To extend on Dian's awesome answer, the amount of files (or the splitting of files in a program) depends on what programming language you use and what the purpose of your program is. Generally speaking, in a production-ready application (or a service, etc), the program should be split into multiple files that are grouped together based on the behaviour they provide.
For example, if you are building an application that reads files into memory and then puts them in a database, it makes sense to split the multiple steps into files that are grouped accordingly (e.g you can have the file load step, the decoding step and the persistence step).
It is quite important to get a feel for splitting up your program into multiple files so that (and quoting Dian here) it can "help you orient by dividing and delimiting". This also applies to functions, packages (or modules) etc. In object-oriented programming (think Java, C++) one good rule is the "single responsibility principle" which states that "every function, class (in our case file) or module should have responsibility over a single part of the functionality provided by the software". This is basically saying that in most cases (certainly not all or not in all programming languages) your files should do one thing only and do it well. Try using this rule the next time you code a small application and see if it helps your code become more readable and clean.
(ref: en.wikipedia.org/wiki/Single_respo...)
Enlightening! I guess it does depend greatly on the people writing, using, and maintaining the code.
Thank you for your answer!
I'd like to share this amazing talk by Evan Czaplicki, the creator of Elm: The life of a file.
In Haskell and Elm, I like to think of files (i.e. modules) as small libraries that offer good APIs. Then, other modules build upon them to offer higher-level APIs, and so on. I try to apply this idea in other languages when possible.
1/ Do not confuse the files that are used to write your code with the files that you deploy. You may perfectly work with many small files that are packaged in one single file when deploying.
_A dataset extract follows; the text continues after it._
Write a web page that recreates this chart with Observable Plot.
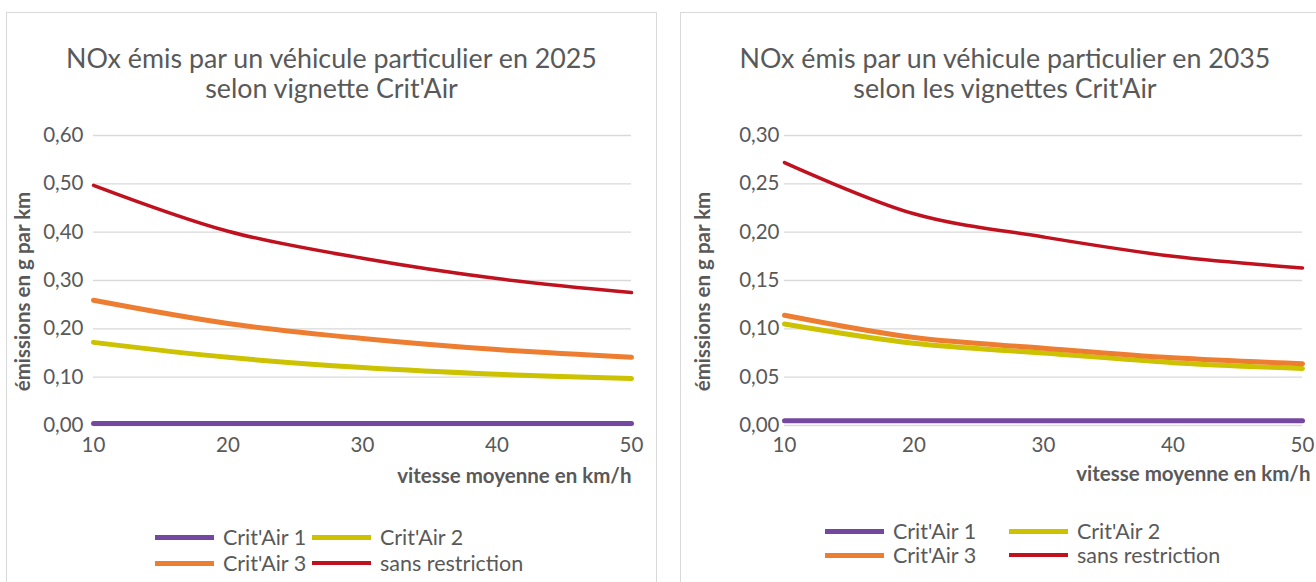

2/ As far as version control and collaboration are concerned, many small files is certainly the way to go. Merges will be far easier.
I prefer small to mid-sized files.
I think that files should act like bookmarks for your code that help you and other developers understand what code does what, and easily find a specific group of code when something needs to be changed.
My advice is to use one file per module or class, or when it comes to languages that don't use modules and classes (like CSS), to try to pick a specific 'theme' for what the code in that file does.
Large files in and of themselves aren't a necessarily a problem, but I find they often indicate a class or module that's trying to do to much, and thus breaking the single responsibility principle.
Actually, Version control encourages us to have plenty of small files vs one big file. Working on different files across a team helps avoiding merge conflicts !
That only true for the final build, not for the development environmental.
It is much better to have small files with good names that target only small sections or modules. It's easier to browse, easier to understand and to manage even. Then, of course, they should be "compiled" to one file only because that's HTTP1 optimization.
In fact, modern JS frameworks also encourage this approach, like Components in React.
I don't know about other languages, though.
It is a lot easier to find what you need in a nested directory structure of many files, rather than a single file or even a flat directory of files with no structure. Use the filesystem to your advantage!
I have a general guideline of trying to keep files, of any kind, under 200-300 lines each. Regardless of whether it is CSS, JS, Java, Kotlin, raw HTML, or anything else, you will do well to find a framework/toolkit/workflow that will compile multiple files together so you can break them apart logically. If a file is getting larger than just a couple hundred lines, it is probably doing too much and should be broken up, so that each file can focus on doing a single thing well.
Wow, so many answers! Thank you everybody for your valuable input.
It's great to see different opinions from different backgrounds, but I see that generally the agreement is that having more small files tends to be better for the human side of building and maintaining programs. As the computer doesn't really "care" about how many files there are, it's a matter of keeping all the developers, present and future, in mind, when deciding how to organize code. Thanks!
Spiting your JS into multiple files is more readable for me. And I don't think it's a bad thing because even if you call several scripts in an html file for example, the navigator will simply put all your scripts in one giant script.
For front end assets. it's straightforward these days to break it down logically into smaller files to work with them more easily, and then during the build process to concatenate them. So you can have many CSS/SCSS and JS files, but only serve one of each in production. That way you can have the best of both worlds.
It's nearly always easier to understand lots of small files for server-side code too, and it's not likely to affect performance.